Неустанной борьбой за мир продиктовано и решение ПБ, принятое 22 мая, которое поручало НКИД опубликовать в советской прессе и за границей «сведения о предложении польского правительства Латвии и Литве союза против СССР»[
17].
В ходе контактов представителей обеих стран, в частности встречи в феврале 1926 г. в Берлине наркома Чичерина с министром Кентржинским, начались «переговоры о заключении договора о ненападении и нейтралитете»[
18].
Велись они вяло. 5 августа 1926 г. ПБ с участием генсека ЦК ВКП(б) Сталина, заслушав предложение НКИД, решило:
«а) Не возражать против приезда в СССР Мининдела Залесского.

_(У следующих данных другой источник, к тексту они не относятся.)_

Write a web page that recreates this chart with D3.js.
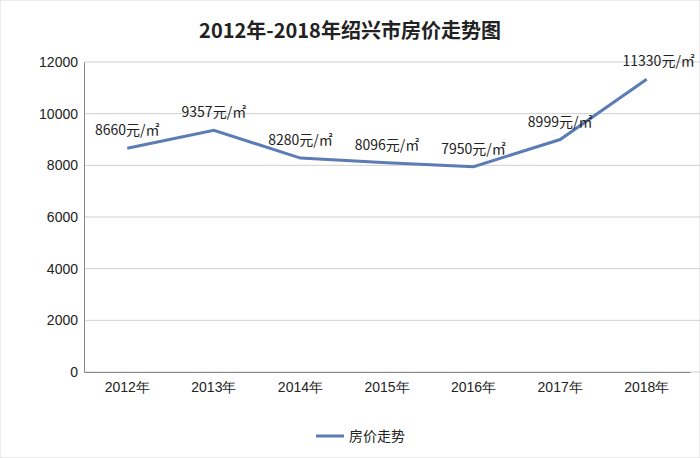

б) Считать наиболее целесообразным приезд Залесского в августе с. г.
в) Поручить НКИД использовать его приезд для подписания договора с Польшей о ненападении»[
19].
Несмотря на то что полпред в Польше Войков, получив телеграмму из Москвы
[20], сразу же связался с польским министром, тот отказался приехать в предложенный срок. В тот же день Войков на пресс-конференции раскрыл заманчивые и выгодные для обеих сторон перспективы развития мирных взаимоотношений между СССР и Польшей, в заключение своего выступления сказав: «Экономическая взаимосвязь обеих стран находит свое выражение также в ряде совместных проектов, среди которых грандиозный проект соединения Вислы с Днепром»
[21]. 19 августа ПБ сообщило общественности через ТАСС «о намерении Польского Мининдела приехать в СССР подписать пакт о ненападении, изложив в этом сообщении основные пункты плана»
[22].
Залесский в Москву так и не приехал.